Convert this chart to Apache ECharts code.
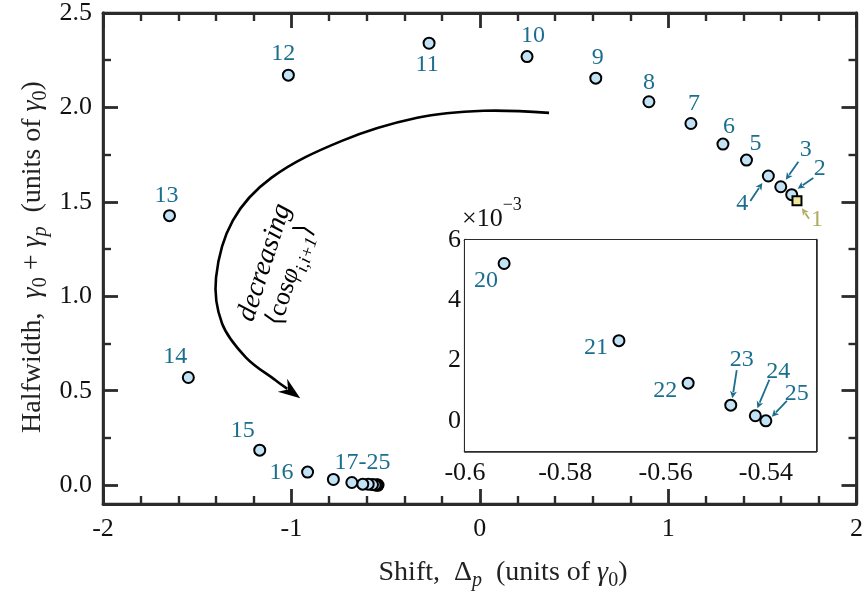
<!DOCTYPE html>
<html><head><meta charset="utf-8">
<script src="https://cdn.jsdelivr.net/npm/echarts@6/dist/echarts.min.js"></script>
<style>html,body{margin:0;padding:0;background:#fff}#c{width:866px;height:592px}</style>
</head><body><div id="c"></div>
<script>
// ---------------- data ----------------
// main panel: shift Δp and halfwidth γ0+γp (units of γ0), points 1..25
const mainShift = [1.684, 1.656, 1.598, 1.532, 1.416, 1.291, 1.121, 0.898, 0.616, 0.251, -0.269, -1.016, -1.647, -1.547, -1.168, -0.914, -0.777, -0.679, -0.621, -0.5922, -0.5693, -0.5555, -0.5470, -0.5421, -0.5400];
const mainWidth = [1.506, 1.538, 1.580, 1.637, 1.721, 1.806, 1.915, 2.030, 2.155, 2.269, 2.340, 2.171, 1.427, 0.570, 0.185, 0.069, 0.030, 0.014, 0.005, 0.0052, 0.0027, 0.0012, 0.0005, 0.0002, 0.0];
const mainLabels = ['1','2','3','4','5','6','7','8','9','10','11','12','13','14','15','16','17-25','','','','','','','',''];
// inset: points 20..25, halfwidth in units of 1e-3
const insetShift = [-0.5922, -0.5693, -0.5555, -0.5470, -0.5421, -0.5400];
const insetWidth = [5.22, 2.66, 1.25, 0.52, 0.17, 0.0];
const insetLabels = ['20','21','22','23','24','25'];
// tick values
const mainXTicks = [-2, -1, 0, 1, 2];
const mainXMinor = [-1.8, -1.6, -1.4, -1.2, -0.8, -0.6, -0.4, -0.2, 0.2, 0.4, 0.6, 0.8, 1.2, 1.4, 1.6, 1.8];
const mainYTicks = [0, 0.5, 1.0, 1.5, 2.0, 2.5];
const mainYMinor = [0.25, 0.75, 1.25, 1.75, 2.25];
const insetXTicks = [-0.6, -0.58, -0.56, -0.54];
const insetXMinor = [-0.59, -0.57, -0.55];
const insetYTicks = [0, 2, 4, 6];
const insetYMinor = [1, 3, 5];

// ---------------- layout / style ----------------
const SERIF = 'Liberation Serif';
const AXC = '#2b2b2b';
const TEAL = '#1b6e8e';
const OLIVE = '#b0ab62';
const FILL = '#c2e3f6';
const SQFILL = '#ece79c';
// label offsets (px) relative to markers
const mainLabelOffsets = [[20,19],[28,-26],[25,-37],[-26,28],[9,-16],[6,-17],[3,-20],[0,-19],[2,-20],[6,-21],[-2,21],[-5,-21],[-3,-20],[-13,-21],[-17,-19],[-26,1],[29,-17]];
const insetLabelOffsets = [[-18,17],[-23,7],[-23,8],[11,-45],[23,-44],[31,-27]];
const mainArrows = [{i:0,tail:[12,18],head:[5,7.5],color:OLIVE},{i:1,tail:[21.6,-16.7],head:[6,-6]},{i:2,tail:[17.6,-25],head:[5,-7]},{i:3,tail:[-18,25],head:[-6,7]}];
const insetArrows = [{i:3,tail:[6,-35],head:[1.6,-7]},{i:4,tail:[14,-36],head:[2,-7.5]},{i:5,tail:[21,-20],head:[6,-4]}];
// big curved arrow path, in main data coordinates (last = tip)
const bigArrowPath = [[0.368,1.971],[0.021,1.982],[-0.332,1.945],[-0.732,1.823],[-1.105,1.628],[-1.311,1.401],[-1.400,1.099],[-1.368,0.856],[-1.242,0.677],[-1.084,0.555],[-0.953,0.460]];
const bigTextPos = [[-1.142,1.179],[-1.016,1.115]];

function axis(grid, pos, min, max, ticks, len, lw, showLabel, fmt, margin) {
  return {
    type:'value', gridIndex:grid, position:pos, min:min, max:max,
    axisLine:{show:true, onZero:false, lineStyle:{color:AXC, width:lw}},
    axisTick:{show:true, inside:true, length:len, customValues:ticks, lineStyle:{color:AXC, width:lw}},
    axisLabel:{show:showLabel, customValues:ticks, formatter:fmt, fontFamily:SERIF, fontSize:26, color:'#111', margin:margin||8},
    splitLine:{show:false}, minorTick:{show:false}, minorSplitLine:{show:false}
  };
}
const f1 = v => v.toFixed(1);
const fi = v => String(Math.round(v*100)/100);

const xAxes = [
  axis(0,'bottom',-2,2,mainXTicks,15,2.8,true,fi,12),
  axis(0,'bottom',-2,2,mainXMinor,8,2.4,false),
  axis(0,'top',-2,2,mainXTicks,15,2.8,false),
  axis(0,'top',-2,2,mainXMinor,8,2.4,false),
  axis(1,'bottom',-0.6,-0.53,insetXTicks,8,2.5,true,fi,9),
  axis(1,'bottom',-0.6,-0.53,insetXMinor,4,2.2,false),
  axis(1,'top',-0.6,-0.53,insetXTicks,8,2.5,false),
  axis(1,'top',-0.6,-0.53,insetXMinor,4,2.2,false)
];
const yAxes = [
  axis(0,'left',-0.1,2.5,mainYTicks,15,2.8,true,f1,11),
  axis(0,'left',-0.1,2.5,mainYMinor,8,2.4,false),
  axis(0,'right',-0.1,2.5,mainYTicks,15,2.8,false),
  axis(0,'right',-0.1,2.5,mainYMinor,8,2.4,false),
  axis(1,'left',-1,6,insetYTicks,8,2.5,true,fi,4),
  axis(1,'left',-1,6,insetYMinor,4,2.2,false),
  axis(1,'right',-1,6,insetYTicks,8,2.5,false),
  axis(1,'right',-1,6,insetYMinor,4,2.2,false)
];

function pointItem(x, y, text, off) {
  const it = {value:[x,y]};
  if (text) it.label = {show:true, formatter:text, position:'inside', offset:off, color:TEAL,
    fontFamily:SERIF, fontSize:24, align:'center', verticalAlign:'middle'};
  return it;
}
const circleData = [];
for (let k = mainShift.length-1; k >= 1; k--) circleData.push(pointItem(mainShift[k], mainWidth[k], mainLabels[k], mainLabelOffsets[k]));
const sqItem = pointItem(mainShift[0], mainWidth[0], mainLabels[0], mainLabelOffsets[0]);
sqItem.label.color = OLIVE;
const insetData = [];
for (let k = insetShift.length-1; k >= 0; k--) insetData.push(pointItem(insetShift[k], insetWidth[k], insetLabels[k], insetLabelOffsets[k]));

const chart = echarts.init(document.getElementById('c'));
chart.setOption({
  animation:false,
  backgroundColor:'#fff',
  grid:[
    {left:103, top:12, width:760, height:492, show:false},
    {left:465, top:240, width:351, height:211, show:true, backgroundColor:'#fff', borderWidth:0, z:5}
  ],
  xAxis:xAxes, yAxis:yAxes,
  series:[
    {type:'scatter', xAxisIndex:0, yAxisIndex:0, symbol:'circle', symbolSize:11, data:circleData,
      itemStyle:{color:FILL, borderColor:'#000', borderWidth:2, opacity:1}, z:3},
    {type:'scatter', xAxisIndex:0, yAxisIndex:0, symbol:'rect', symbolSize:9, data:[sqItem],
      itemStyle:{color:SQFILL, borderColor:'#000', borderWidth:2, opacity:1}, z:4},
    {type:'scatter', xAxisIndex:4, yAxisIndex:4, symbol:'circle', symbolSize:11, data:insetData,
      itemStyle:{color:FILL, borderColor:'#000', borderWidth:2, opacity:1}, z:6}
  ]
});

// ---------------- annotations ----------------
const G = [];
function arrow(T, H, color, lw, L, W) {
  const dx = H[0]-T[0], dy = H[1]-T[1], d = Math.hypot(dx,dy), ux = dx/d, uy = dy/d;
  const bx = H[0]-ux*L, by = H[1]-uy*L;
  G.push({type:'line', z:20, shape:{x1:T[0], y1:T[1], x2:bx+ux*1, y2:by+uy*1}, style:{stroke:color, lineWidth:lw}});
  G.push({type:'polygon', z:20, shape:{points:[[H[0],H[1]],[bx-uy*W,by+ux*W],[bx+ux*L*0.25,by+uy*L*0.25],[bx+uy*W,by-ux*W]]}, style:{fill:color}});
}
mainArrows.forEach(a => {
  const p = chart.convertToPixel({xAxisIndex:0, yAxisIndex:0}, [mainShift[a.i], mainWidth[a.i]]);
  arrow([p[0]+a.tail[0], p[1]+a.tail[1]], [p[0]+a.head[0], p[1]+a.head[1]], a.color||TEAL, 1.8, 7, 3.5);
});
insetArrows.forEach(a => {
  const p = chart.convertToPixel({xAxisIndex:4, yAxisIndex:4}, [insetShift[a.i], insetWidth[a.i]]);
  arrow([p[0]+a.tail[0], p[1]+a.tail[1]], [p[0]+a.head[0], p[1]+a.head[1]], TEAL, 1.8, 7, 3.5);
});
// big curved arrow
const bp = bigArrowPath.map(q => chart.convertToPixel({xAxisIndex:0, yAxisIndex:0}, q));
const tip = bp[bp.length-1], prev = bp[bp.length-2];
{
  const dx = tip[0]-prev[0], dy = tip[1]-prev[1], d = Math.hypot(dx,dy), ux = dx/d, uy = dy/d;
  const L = 22, W = 8;
  const bx = tip[0]-ux*L, by = tip[1]-uy*L;
  const pts = bp.slice(0, bp.length-1).concat([[bx+ux*6, by+uy*6]]);
  G.push({type:'polyline', z:20, shape:{points:pts, smooth:0.35}, style:{stroke:'#000', lineWidth:2.6, fill:null}});
  G.push({type:'polygon', z:21, shape:{points:[[tip[0],tip[1]],[bx-uy*W,by+ux*W],[bx+ux*7,by+uy*7],[bx+uy*W,by-ux*W]]}, style:{fill:'#000'}});
}
const rot = 72*Math.PI/180;
const t1 = chart.convertToPixel({xAxisIndex:0, yAxisIndex:0}, bigTextPos[0]);
const t2 = chart.convertToPixel({xAxisIndex:0, yAxisIndex:0}, bigTextPos[1]);
G.push({type:'text', z:22, x:t1[0], y:t1[1], rotation:rot, style:{text:'decreasing', fontFamily:SERIF, fontSize:28, fontStyle:'italic', fill:'#000', align:'center', verticalAlign:'middle'}});
G.push({type:'text', z:22, x:t2[0], y:t2[1], rotation:rot, style:{
  text:'{a|⟨cos}{i|φ}{s|i,i+1}{a|⟩}', align:'center', verticalAlign:'middle',
  rich:{
    a:{fontFamily:SERIF, fontSize:26, fill:'#000', lineHeight:30, verticalAlign:'bottom'},
    i:{fontFamily:SERIF, fontSize:26, fontStyle:'italic', fill:'#000', lineHeight:30, verticalAlign:'bottom'},
    s:{fontFamily:SERIF, fontSize:18, fontStyle:'italic', fill:'#000', lineHeight:18, verticalAlign:'bottom', padding:[0,0,-6,0]}
  }}});
// x10^-3
G.push({type:'text', z:22, x:462, y:217, style:{
  text:'{a|×10}{b|−3}', align:'left', verticalAlign:'middle',
  rich:{a:{fontFamily:SERIF, fontSize:26, fill:'#111', lineHeight:30, verticalAlign:'bottom'},
        b:{fontFamily:SERIF, fontSize:18, fill:'#111', lineHeight:30, verticalAlign:'top', padding:[-6,0,0,0]}}}});
// axis titles
const richT = {
  a:{fontFamily:SERIF, fontSize:28, fill:'#222', lineHeight:34, verticalAlign:'bottom'},
  g:{fontFamily:SERIF, fontSize:28, fontStyle:'italic', fill:'#222', lineHeight:34, verticalAlign:'bottom'},
  s:{fontFamily:SERIF, fontSize:20, fontStyle:'italic', fill:'#222', lineHeight:19, verticalAlign:'bottom', padding:[0,0,-4,0]},
  n:{fontFamily:SERIF, fontSize:20, fill:'#222', lineHeight:19, verticalAlign:'bottom', padding:[0,0,-4,0]}
};
G.push({type:'text', z:22, x:503, y:570, style:{text:'{a|Shift,  Δ}{s|p}{a|  (units of }{g|γ}{n|0}{a|)}', align:'center', verticalAlign:'middle', rich:richT}});
G.push({type:'text', z:22, x:30, y:257, rotation:Math.PI/2, style:{text:'{a|Halfwidth,  }{g|γ}{n|0}{a| + }{g|γ}{s|p}{a|  (units of }{g|γ}{n|0}{a|)}', align:'center', verticalAlign:'middle', rich:richT}});
chart.setOption({graphic:G});
</script>
</body></html>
-- -- --
#### STATED PROBLEM:
Repeat, word for word and with no pictures, only the lines running from the beginning of the data to the line that contains "const insetYMinor = [1, 3, 5];".

#### TASK ANSWER:
Convert this chart to Apache ECharts code.
<!DOCTYPE html>
<html><head><meta charset="utf-8">
<script src="https://cdn.jsdelivr.net/npm/echarts@6/dist/echarts.min.js"></script>
<style>html,body{margin:0;padding:0;background:#fff}#c{width:866px;height:592px}</style>
</head><body><div id="c"></div>
<script>
// ---------------- data ----------------
// main panel: shift Δp and halfwidth γ0+γp (units of γ0), points 1..25
const mainShift = [1.684, 1.656, 1.598, 1.532, 1.416, 1.291, 1.121, 0.898, 0.616, 0.251, -0.269, -1.016, -1.647, -1.547, -1.168, -0.914, -0.777, -0.679, -0.621, -0.5922, -0.5693, -0.5555, -0.5470, -0.5421, -0.5400];
const mainWidth = [1.506, 1.538, 1.580, 1.637, 1.721, 1.806, 1.915, 2.030, 2.155, 2.269, 2.340, 2.171, 1.427, 0.570, 0.185, 0.069, 0.030, 0.014, 0.005, 0.0052, 0.0027, 0.0012, 0.0005, 0.0002, 0.0];
const mainLabels = ['1','2','3','4','5','6','7','8','9','10','11','12','13','14','15','16','17-25','','','','','','','',''];
// inset: points 20..25, halfwidth in units of 1e-3
const insetShift = [-0.5922, -0.5693, -0.5555, -0.5470, -0.5421, -0.5400];
const insetWidth = [5.22, 2.66, 1.25, 0.52, 0.17, 0.0];
const insetLabels = ['20','21','22','23','24','25'];
// tick values
const mainXTicks = [-2, -1, 0, 1, 2];
const mainXMinor = [-1.8, -1.6, -1.4, -1.2, -0.8, -0.6, -0.4, -0.2, 0.2, 0.4, 0.6, 0.8, 1.2, 1.4, 1.6, 1.8];
const mainYTicks = [0, 0.5, 1.0, 1.5, 2.0, 2.5];
const mainYMinor = [0.25, 0.75, 1.25, 1.75, 2.25];
const insetXTicks = [-0.6, -0.58, -0.56, -0.54];
const insetXMinor = [-0.59, -0.57, -0.55];
const insetYTicks = [0, 2, 4, 6];
const insetYMinor = [1, 3, 5];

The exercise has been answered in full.